The painful experience was arguably the main impetus for Bai to start his study in this field after he graduated from the Department of Chinese Language and Literature, Central University of Nationalities in 1984.
He worked in the Beijing Publishing House as an editor and most of his salary and spare time went towards porcelain.
"I just wanted to be more professional so I could gain compensation for what I'd lost previously," he said.
But this transition was not as smooth as he expected. He read all kinds of books on ancient ceramics but all his porcelain, most of which he bought from antique markets at high prices, were identified as fakes by experts.
Things improved in 1987 when his father-in-law, a connoisseur of Chinese jade, gave him a box of porcelain fragments and asked him to learn to tell the difference between them.
"Since then, I began to pick up and buy porcelain fragments from construction sites in Beijing and from ancient kiln relics where I passed during my business trips."
After moving bags of fragments back home, Bai cautiously washed them, occasionally selecting pieces and putting them on a big table. Then he tried his best to invite an expert to classify them chronologically for him.
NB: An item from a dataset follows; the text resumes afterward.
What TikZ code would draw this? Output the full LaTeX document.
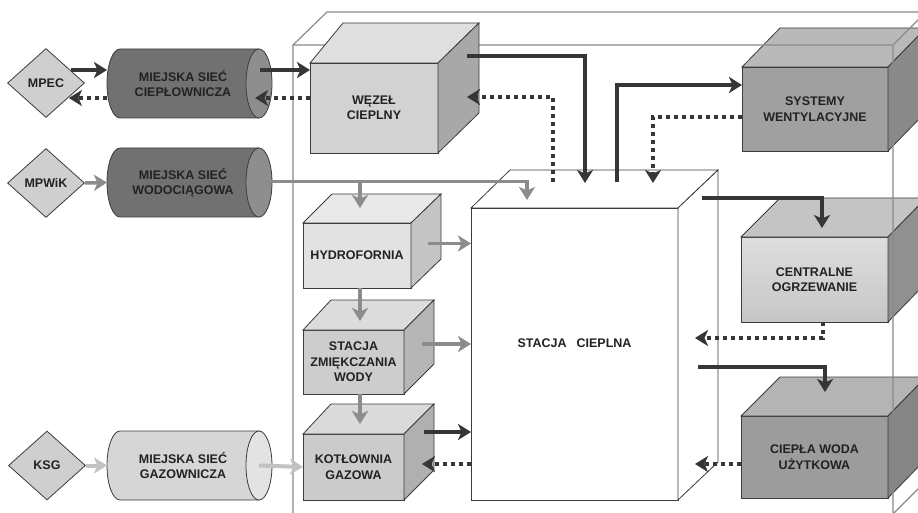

After examining and remembering the special characters of different eras and types, he mixed the fragments again and learned to classify himself.
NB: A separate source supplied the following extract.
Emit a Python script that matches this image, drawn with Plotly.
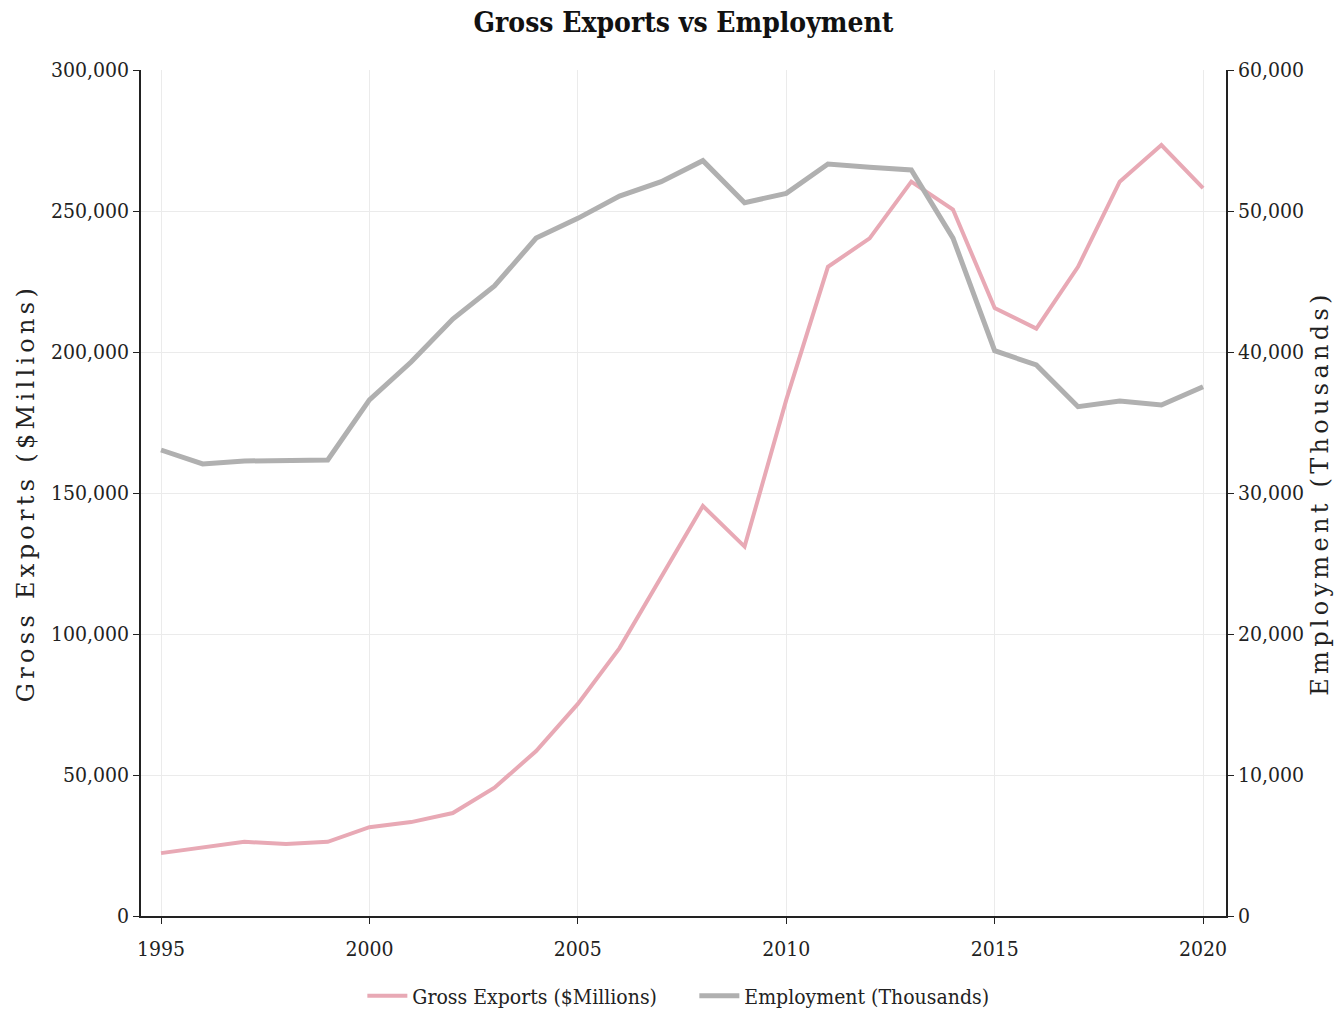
import plotly.graph_objects as go

years = list(range(1995, 2021))
gross_exports = [22300, 24300, 26300, 25500, 26300, 31500, 33300, 36500, 45500, 58500,
                 75200, 95000, 120300, 145400, 131000, 183000, 230200, 240300, 260400, 250500,
                 215600, 208300, 230200, 260400, 273400, 258100]
employment = [33050, 32060, 32270, 32270, 32340, 36600, 39290, 42340, 44680, 48080,
              49480, 51060, 52080, 53570, 50590, 51250, 53330, 53100, 52910, 48080,
              40090, 39080, 36120, 36520, 36240, 37540]

x_ticks = [1995, 2000, 2005, 2010, 2015, 2020]

TICK_FONT = dict(family="DejaVu Serif Condensed", size=21, color="#222222")
AXIS_TITLE_FONT = dict(family="DejaVu Serif", size=24, color="#222222")

fig = go.Figure()
fig.add_trace(go.Scatter(x=years, y=gross_exports, mode="lines", name="Gross Exports ($Millions)",
                         line=dict(color="#e8a9b5", width=4), yaxis="y"))
fig.add_trace(go.Scatter(x=years, y=employment, mode="lines", name="Employment (Thousands)",
                         line=dict(color="#b0b0b0", width=5), yaxis="y2"))

fig.update_layout(
    width=1337, height=1011,
    paper_bgcolor="white", plot_bgcolor="white",
    margin=dict(l=141, r=111, t=70, b=95, autoexpand=False),
    title=dict(text="<b>Gross Exports vs Employment</b>", x=0.5, xref="paper", xanchor="center",
               y=1 - 22 / 1011, yref="container", yanchor="middle",
               font=dict(family="DejaVu Serif Condensed", size=28, color="#111111")),
    xaxis=dict(range=[1994.52, 2020.55], tickvals=x_ticks, ticks="outside", ticklen=6,
               tickcolor="#222222", showline=True, linecolor="#222222", linewidth=1.5,
               showgrid=True, gridcolor="#ebebeb", gridwidth=1, zeroline=False,
               tickfont=TICK_FONT, ticklabelstandoff=7),
    yaxis=dict(range=[0, 300000], dtick=50000, tickformat=",", ticks="outside", ticklen=6,
               tickcolor="#222222", showline=True, linecolor="#222222", linewidth=1.5,
               showgrid=True, gridcolor="#ebebeb", gridwidth=1, zeroline=False,
               tickfont=TICK_FONT,
               title=dict(text="Gross Exports ($Millions)", font=AXIS_TITLE_FONT, standoff=10)),
    yaxis2=dict(range=[0, 60000], dtick=10000, tickformat=",", overlaying="y", side="right",
                ticks="outside", ticklen=6, tickcolor="#222222", showline=True,
                linecolor="#222222", linewidth=1.5, showgrid=False, zeroline=False,
                tickfont=TICK_FONT,
                title=dict(text="Employment (Thousands)", font=AXIS_TITLE_FONT, standoff=8)),
    legend=dict(orientation="h", x=0.51, xanchor="center", y=-(996 - 916) / 846, yanchor="middle",
                font=TICK_FONT, itemwidth=40, entrywidth=277, entrywidthmode="pixels",
                tracegroupgap=0, bgcolor="rgba(0,0,0,0)"),
    showlegend=True,
)

post = """
document.body.style.margin = '0';
document.body.style.padding = '0';
var gd = document.getElementsByClassName('plotly-graph-div')[0];
function spaceTitles(){
  var els = gd.querySelectorAll('.g-ytitle text, .g-y2title text');
  els.forEach(function(e){ e.style.letterSpacing = '4.3px'; });
}
spaceTitles();
gd.on('plotly_afterplot', spaceTitles);
"""

fig.write_html("out.html", post_script=post, config={"displayModeBar": False})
"The more I touched them, the more familiarity I felt with them. A few years later, after touching about 100,000 pieces of porcelain fragments, I could recognize any porcelain's accurate type and the time it was produced at first glance," he said.
"Look at this piece of the late Song Dynasty," Bai said, pointing at the bottom of a blue-white plate with a fine picture of a fisherman and a woodcutter. "I bought it for only 10 yuan (US$1.21) from the construction site of Beijing's Ping'an Street in 1998.
"No one wanted to buy it when hearing the price offered by the construction workers but I bought it without hesitation because I knew it was worth far more due to its near 1,000-year history."
To share more of his professional knowledge in porcelain with visitors, Bai spends all his evenings in the museum as a narrator.
He regrets that he cannot show all his collections due to space limitations. But he said he would show them in groups and themes monthly to let people have different experiences in touching porcelain.
"I think we are a lucky generation because our ancestors left us beautiful porcelain beneath the earth. And I hope our descendants 200 years later can still be lucky in unearthing something beautiful and not just plastic bags," he said.